At the same time, the Special Operations Forces, commandos described by a McChrystal aid as a "killing machine", often storming into villages at night and firing indiscriminately, have been greatly built up as part of COIN. Under the leadership of McChrystal, formerly in charge of U.S. Special Operations forces worldwide, the number of these commando units has been multiplied from four to nineteen. And for all of McChrystal's stated concern with reducing civilian casualties for what he calls "cold-blooded" reasons – to win the war – Nato forces admit to killing some 90 civilians between January and April of this year, a huge increase from the same period last year.
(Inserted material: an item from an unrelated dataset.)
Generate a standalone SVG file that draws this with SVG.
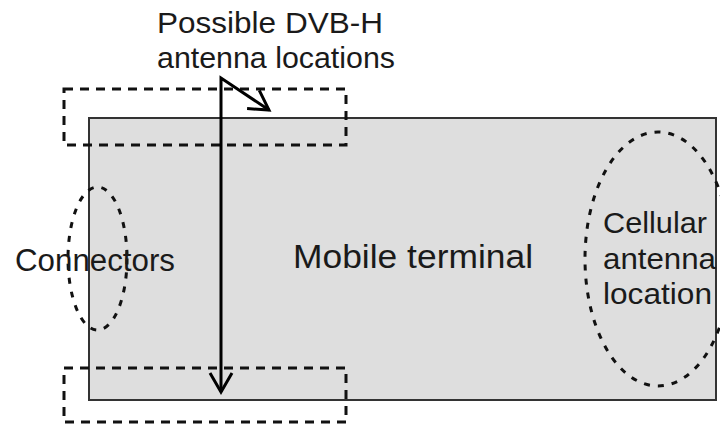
<svg xmlns="http://www.w3.org/2000/svg" width="720" height="425" viewBox="0 0 720 425">
  <defs>
    <style>
      .label { font-family: "Liberation Sans", Arial, Helvetica, sans-serif; fill: #1a1a1a; }
      .zone { fill: none; stroke: #111; stroke-width: 3; stroke-dasharray: 9 7; }
      .area { fill: none; stroke: #111; stroke-width: 3; stroke-dasharray: 6 8; }
      .pointer { fill: none; stroke: #000; stroke-width: 3; stroke-linejoin: miter; }
    </style>
    <marker id="vhead" markerUnits="userSpaceOnUse" viewBox="-24 -14 28 28" refX="0" refY="0" markerWidth="28" markerHeight="28" orient="auto-start-reverse">
      <path d="M-19,-11 L0,0 L-19,11" fill="none" stroke="#000" stroke-width="3"/>
    </marker>
  </defs>

  <!-- handset body -->
  <g id="terminal">
    <rect x="89" y="118" width="627" height="282" fill="#dedede" stroke="#333" stroke-width="2"/>
    <text class="label" x="293" y="268" font-size="33" textLength="240" lengthAdjust="spacingAndGlyphs">Mobile terminal</text>
  </g>

  <!-- connector zone on the left end -->
  <g id="connectors">
    <ellipse class="area" cx="97.5" cy="258.5" rx="29.5" ry="71.5"/>
    <text class="label" x="15" y="271" font-size="31" textLength="160" lengthAdjust="spacingAndGlyphs">Connectors</text>
  </g>

  <!-- cellular antenna zone on the right end -->
  <g id="cellular">
    <ellipse class="area" cx="658" cy="259" rx="73" ry="127"/>
    <text class="label" font-size="29">
      <tspan x="603" y="233" textLength="104" lengthAdjust="spacingAndGlyphs">Cellular</tspan>
      <tspan x="603" y="269" textLength="113" lengthAdjust="spacingAndGlyphs">antenna</tspan>
      <tspan x="603" y="304" textLength="109" lengthAdjust="spacingAndGlyphs">location</tspan>
    </text>
  </g>

  <!-- candidate DVB-H antenna zones -->
  <g id="dvbh-top">
    <rect class="zone" x="64" y="89" width="282" height="56"/>
  </g>
  <g id="dvbh-bottom">
    <rect class="zone" x="64" y="368" width="282" height="54"/>
  </g>

  <g id="dvbh-label">
    <text class="label" x="157" y="33" font-size="29" textLength="226" lengthAdjust="spacingAndGlyphs">Possible DVB-H</text>
    <text class="label" x="157" y="68" font-size="29" textLength="238" lengthAdjust="spacingAndGlyphs">antenna locations</text>
  </g>

  <!-- pointers from the label to both zones -->
  <g id="connectors-arrows">
    <path class="pointer" d="M221,392 L221,78 L269,110" marker-start="url(#vhead)" marker-end="url(#vhead)"/>
  </g>
</svg>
As the general said himself – whether out of chagrin or pride is not clear – "We have shot an amazing number of people, but to my knowledge, none has ever proven to be a threat.” (NYT, 26 March 2020)
These rules of engagement may change. At the U.S. Senate hearing where his new command was confirmed, Petraeus said he wanted "to assure the mothers and fathers of those fighting in Afghanistan that I see it as a moral imperative to bring all assets to bear to protect our men and women in uniform… Those on the ground must have all the support they need when they are in a tough situation." The NYT called this – an indication that the occupiers may go back to the old rules of engagement, with fewer official limits on killing – "his first departure from the policies of the former top American commander, Gen. Stanley A. McChrystal." (29 June 2010)
As is clear to anyone who reads the Rolling Stone interview (rollingstone. com), McChrystal is an extreme reactionary in every dimension. His contempt for civilians extends not only to those in Afghanistan but in his home country and others as well. Now Petraeus, whose image is less brutal, seems to be heading towards making the war itself even more brutal. (Actually, both men are highly conscious products of the highest levels of American military and civilian education.) What drives these debates about the rules of engagement, like the policy debate about how to run the war overall, is not mainly the sensibilities of the commanders. It reflects a contradictory objective situation: the more they kill the more the occupiers are hated, but their occupation is inherently hateful and people will resist it no matter what. The occupiers treat all Afghans as potential enemies, and that is increasingly the reality. General Petraeus' comments are a signal that there will be even more murdering of civilians in the next few months.
However the rulers of the U.S. may try to resolve both their objective contradictions and infighting, there is this: President Obama took the occasion of McChrystal's dismissal to remind all concerned that "Our politics often fuels conflict, but we have to renew our sense of common purpose". (Whitehouse. gov, 23 June 2010) He reaffirmed that the U.S. is not about to leave Afghanistan.
The occupation of Afghanistan and all that has been associated with it have given the Taliban, hated by many people in Afghanistan, a chance to find some bases of support among the people in some areas, especially in southern and eastern Afghanistan.
The development of the situation increasingly reveals that the roots of all the problems of Afghanistan – including the Taliban, Karzai, the warlords, the poverty and misery – are all completely tied up with imperialist domination. The big powers have been the main pillar of Afghan reactionaries and their social system for more than a century. The first step to deal with these problems is to fight the imperialists. That is why people everywhere must oppose the occupation of Afghanistan with a forceful voice.